— EXERCISE TASK —
Where a line contains the string "this", copy that line.

========

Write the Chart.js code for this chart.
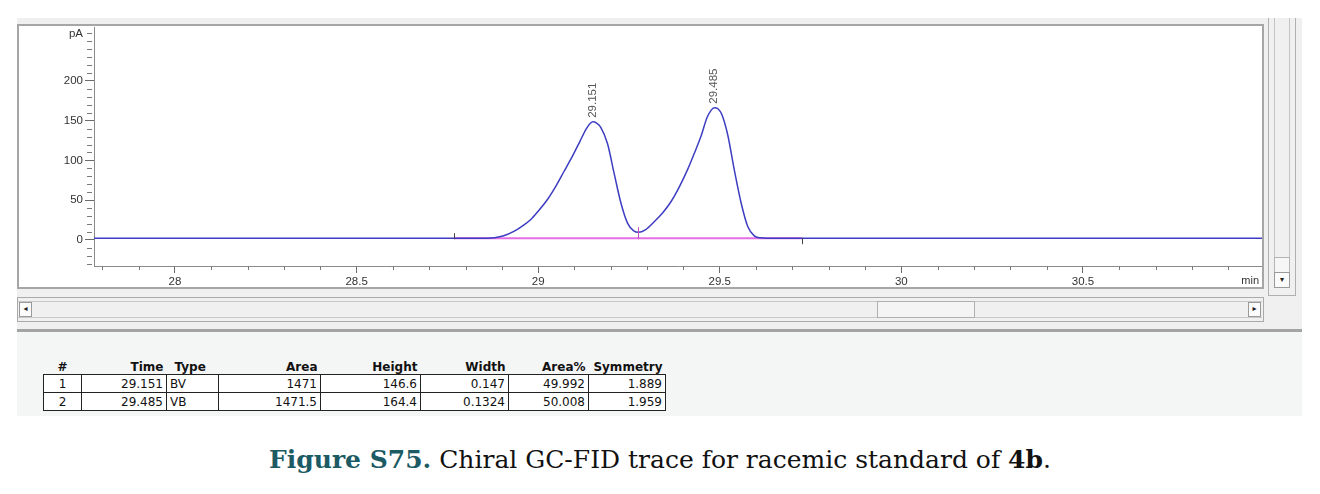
<!DOCTYPE html>
<html>
<head>
<meta charset="utf-8">
<script src="https://cdn.jsdelivr.net/npm/chart.js@4.4.1/dist/chart.umd.min.js"></script>
<style>
body { margin: 0; width: 1320px; height: 494px; position: relative; background: #fff; overflow: hidden; font-family: "DejaVu Sans", sans-serif; }
.abs { position: absolute; box-sizing: border-box; }
#panel { left: 17px; top: 18px; width: 1285px; height: 398px; background: #f0f0f0; }
#frame { left: 17px; top: 24px; width: 1247px; height: 265px; background: #fff; border: 2px solid #a6a6a6; }
#chartBox { left: 0; top: 0; width: 1262px; height: 288px; }
#vOuter { left: 1268px; top: 18px; width: 28px; height: 278px; border: 1px solid #b0b0b0; border-top: none; }
#vTrack { left: 1274px; top: 18px; width: 16px; height: 255px; border-left: 1px solid #c4c4c4; border-right: 1px solid #c4c4c4; }
#vThumb { left: 1274px; top: 257px; width: 16px; height: 16px; border: 1px solid #b4b4b4; background: #f6f6f6; }
.btn { border: 1px solid #9a9a9a; background: #fbfbfb; font-size: 8px; line-height: 12px; text-align: center; color: #222; }
#vDown { left: 1274px; top: 272px; width: 16px; height: 16px; line-height: 14px; }
#hBar { left: 17px; top: 297px; width: 1247px; height: 25px; border: 1px solid #ababab; }
#hTrack { left: 18px; top: 301px; width: 1244px; height: 17px; border-top: 1px solid #c8c8c8; border-bottom: 1px solid #c8c8c8; }
#hLeft { left: 19px; top: 302px; width: 13px; height: 15px; }
#hRight { left: 1248px; top: 302px; width: 13px; height: 15px; }
#hThumb { left: 877px; top: 301px; width: 98px; height: 17px; border: 1px solid #b0b0b0; background: #f4f4f4; }
#sep { left: 17px; top: 329px; width: 1285px; height: 3px; background: #a4a4a4; }
#tableArea { left: 17px; top: 332px; width: 1285px; height: 84px; background: #f4f5f5; }
#peaks { position: absolute; left: 43px; top: 356px; border-collapse: collapse; font-size: 12px; color: #111; table-layout: fixed; }
#peaks th { font-weight: bold; height: 18px; padding: 0 3px; text-align: right; vertical-align: bottom; }
#peaks td { height: 17px; padding: 0 3px; border: 1px solid #222; text-align: right; background: #fff; }
#peaks .c { text-align: center; }
#peaks .l { text-align: left; }
#caption { left: 0; top: 445px; width: 1320px; text-align: center; font-family: "DejaVu Serif", serif; font-size: 25px; color: #111; }
#caption .fig { color: #1c5a64; font-weight: bold; }
</style>
</head>
<body>
<div class="abs" id="panel"></div>
<div class="abs" id="frame"></div>
<div class="abs" id="vOuter"></div>
<div class="abs" id="vTrack"></div>
<div class="abs" id="vThumb"></div>
<div class="abs btn" id="vDown">&#9662;</div>
<div class="abs" id="hBar"></div>
<div class="abs" id="hTrack"></div>
<div class="abs" id="hThumb"></div>
<div class="abs btn" id="hLeft">&#9666;</div>
<div class="abs btn" id="hRight">&#9656;</div>
<div class="abs" id="sep"></div>
<div class="abs" id="tableArea"></div>
<table id="peaks">
  <colgroup>
    <col style="width:38px"><col style="width:85px"><col style="width:52px"><col style="width:102px">
    <col style="width:100px"><col style="width:88px"><col style="width:80px"><col style="width:77px">
  </colgroup>
  <tr><th class="c">#</th><th>Time</th><th class="l" style="padding-left:8px">Type</th><th>Area</th><th>Height</th><th>Width</th><th>Area%</th><th>Symmetry</th></tr>
  <tr><td class="c">1</td><td>29.151</td><td class="l">BV</td><td>1471</td><td>146.6</td><td>0.147</td><td>49.992</td><td>1.889</td></tr>
  <tr><td class="c">2</td><td>29.485</td><td class="l">VB</td><td>1471.5</td><td>164.4</td><td>0.1324</td><td>50.008</td><td>1.959</td></tr>
</table>
<div class="abs" id="caption"><span class="fig">Figure S75.</span> Chiral GC-FID trace for racemic standard of <b>4b</b>.</div>
<div class="abs" id="chartBox"><canvas id="gc"></canvas></div>

<script>
// signal trace (min, pA)
const times = [27.777, 28.77, 28.86, 28.88, 28.905, 28.933, 28.955, 28.979, 29.0, 29.025, 29.048, 29.071, 29.094,
  29.115, 29.132, 29.143, 29.151, 29.16, 29.172, 29.191, 29.209, 29.228, 29.246, 29.264, 29.276, 29.295, 29.32, 29.343,
  29.366, 29.389, 29.411, 29.43, 29.448, 29.465, 29.476, 29.485, 29.495, 29.506, 29.522, 29.54, 29.559, 29.577, 29.595,
  29.61, 29.63, 29.725, 30.993];
const signal = [2, 2, 2, 2.6, 5, 10.5, 17, 25.2, 36, 50.4, 67, 86, 105,
  124, 139.5, 146.5, 148.6, 147.3, 142, 121, 84, 46, 21, 10.8, 9.5, 12.5, 23, 34,
  48.2, 67, 88, 109, 130, 154, 163, 166.4, 165, 157.5, 132, 88, 46, 16.8, 5,
  2.5, 2, 2, 2];

// integration baseline
const baseTimes = [28.768, 29.727];
const baseValues = [2, 2];

// peaks
const peakTimes = [29.151, 29.485];
const peakHeights = [146.6, 164.4];
const baseline = 2;
const eventTimes = [28.768, 29.276, 29.727];

// axis ticks
const xTickValues = [27.8, 27.9, 28, 28.1, 28.2, 28.3, 28.4, 28.5, 28.6, 28.7, 28.8, 28.9, 29, 29.1, 29.2,
  29.3, 29.4, 29.5, 29.6, 29.7, 29.8, 29.9, 30, 30.1, 30.2, 30.3, 30.4, 30.5, 30.6, 30.7, 30.8, 30.9];
const xLabels = [28, 28.5, 29, 29.5, 30, 30.5];
const yTickValues = [-30, -20, -10, 0, 10, 20, 30, 40, 50, 60, 70, 80, 90, 100, 110, 120, 130, 140, 150,
  160, 170, 180, 190, 200, 210, 220, 230, 240, 250, 260];
const yLabels = [0, 50, 100, 150, 200];

const isXMajor = v => xLabels.some(l => Math.abs(l - v) < 1e-6);
const isYMajor = v => yLabels.includes(v);

const extras = {
  id: 'extras',
  afterDraw(chart) {
    const ctx = chart.ctx, a = chart.chartArea;
    const xs = chart.scales.x, ys = chart.scales.y;
    ctx.save();
    // minor ticks
    ctx.strokeStyle = '#7a7a7a';
    ctx.lineWidth = 1;
    ctx.beginPath();
    xTickValues.forEach(v => {
      if (isXMajor(v)) return;
      const px = Math.round(xs.getPixelForValue(v)) + 0.5;
      ctx.moveTo(px, a.bottom); ctx.lineTo(px, a.bottom + 4);
    });
    yTickValues.forEach(v => {
      if (isYMajor(v)) return;
      const py = Math.round(ys.getPixelForValue(v)) + 0.5;
      ctx.moveTo(a.left - 2, py); ctx.lineTo(a.left - 7, py);
    });
    ctx.stroke();

    // unit label
    ctx.fillStyle = '#333';
    ctx.font = '11px "Liberation Sans", Arial, sans-serif';
    ctx.textAlign = 'right';
    ctx.textBaseline = 'middle';
    ctx.fillText('min', a.right - 3, a.bottom + 15);

    // retention time labels
    ctx.fillStyle = '#555';
    ctx.font = '11.5px "Liberation Sans", Arial, sans-serif';
    ctx.textAlign = 'left';
    peakTimes.forEach((t, i) => {
      const px = xs.getPixelForValue(t);
      const py = ys.getPixelForValue(peakHeights[i] + baseline);
      ctx.save();
      ctx.translate(px, py - 4);
      ctx.rotate(-Math.PI / 2);
      ctx.fillText(t.toFixed(3), 0, 0);
      ctx.restore();
    });

    // integration event marks
    const yb = ys.getPixelForValue(baseline);
    eventTimes.forEach((t, i) => {
      const px = Math.round(xs.getPixelForValue(t)) + 0.5;
      ctx.beginPath();
      if (i === 1) {
        ctx.strokeStyle = '#c050c0';
        ctx.moveTo(px, yb - 11); ctx.lineTo(px, yb + 1);
      } else if (i === 0) {
        ctx.strokeStyle = '#444';
        ctx.moveTo(px, yb - 5); ctx.lineTo(px, yb + 1);
      } else {
        ctx.strokeStyle = '#444';
        ctx.moveTo(px, yb); ctx.lineTo(px, yb + 6);
      }
      ctx.stroke();
    });
    ctx.restore();
  }
};

new Chart(document.getElementById('gc'), {
  type: 'line',
  data: {
    datasets: [
      {
        data: times.map((t, i) => ({ x: t, y: signal[i] })),
        borderColor: '#3d3dc2',
        borderWidth: 1.5,
        pointRadius: 0,
        cubicInterpolationMode: 'monotone',
        fill: false
      },
      {
        data: baseTimes.map((t, i) => ({ x: t, y: baseValues[i] })),
        borderColor: '#e46ee4',
        borderWidth: 2,
        pointRadius: 0,
        fill: false
      }
    ]
  },
  options: {
    responsive: true,
    maintainAspectRatio: false,
    animation: false,
    layout: { padding: { left: 18, top: 27, right: 0, bottom: 0 } },
    plugins: { legend: { display: false }, tooltip: { enabled: false } },
    scales: {
      x: {
        type: 'linear',
        min: 27.777,
        max: 30.993,
        afterBuildTicks: s => { s.ticks = xTickValues.map(v => ({ value: v })); },
        afterFit: s => { s.height = 22; },
        border: { display: true, color: '#8a8a8a', width: 1 },
        grid: {
          drawOnChartArea: false,
          tickLength: 7,
          tickColor: c => (c.tick && isXMajor(c.tick.value)) ? '#6a6a6a' : 'rgba(0,0,0,0)'
        },
        ticks: {
          autoSkip: false,
          maxRotation: 0,
          padding: 2,
          color: '#333',
          font: { family: '"Liberation Sans", Arial, sans-serif', size: 11.5 },
          callback: v => isXMajor(v) ? String(Math.round(v * 10) / 10) : ''
        }
      },
      y: {
        min: -33,
        max: 268,
        afterBuildTicks: s => { s.ticks = yTickValues.map(v => ({ value: v })); },
        afterFit: s => { s.width = 76; },
        border: { display: true, color: '#8a8a8a', width: 1 },
        grid: {
          drawOnChartArea: false,
          tickLength: 9,
          tickColor: c => (c.tick && isYMajor(c.tick.value)) ? '#6a6a6a' : 'rgba(0,0,0,0)'
        },
        ticks: {
          autoSkip: false,
          padding: 2,
          color: '#333',
          font: { family: '"Liberation Sans", Arial, sans-serif', size: 11.5 },
          callback: v => isYMajor(v) ? String(v) : (v === 260 ? 'pA' : '')
        }
      }
    }
  },
  plugins: [extras]
});
</script>
</body>
</html>
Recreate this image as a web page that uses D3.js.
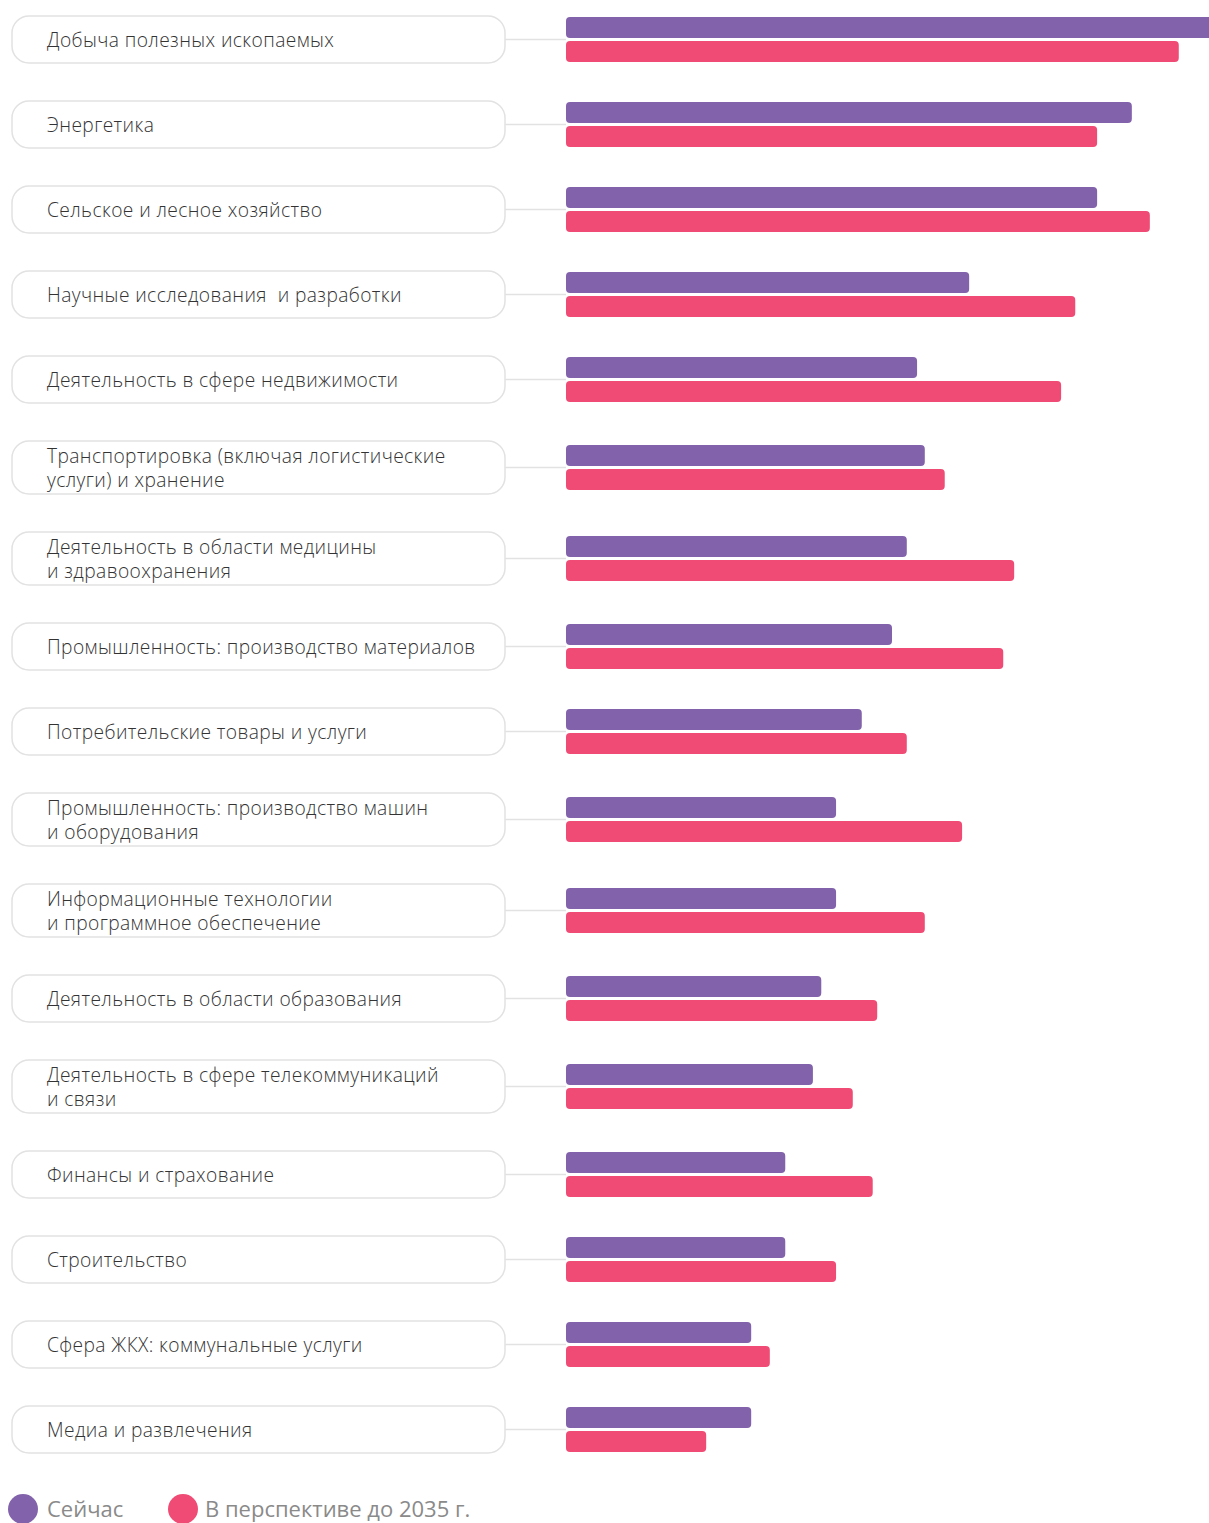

========

— THE REPLY —
Write the Chart.js code for this chart.
Recreate this image as a web page that uses D3.js.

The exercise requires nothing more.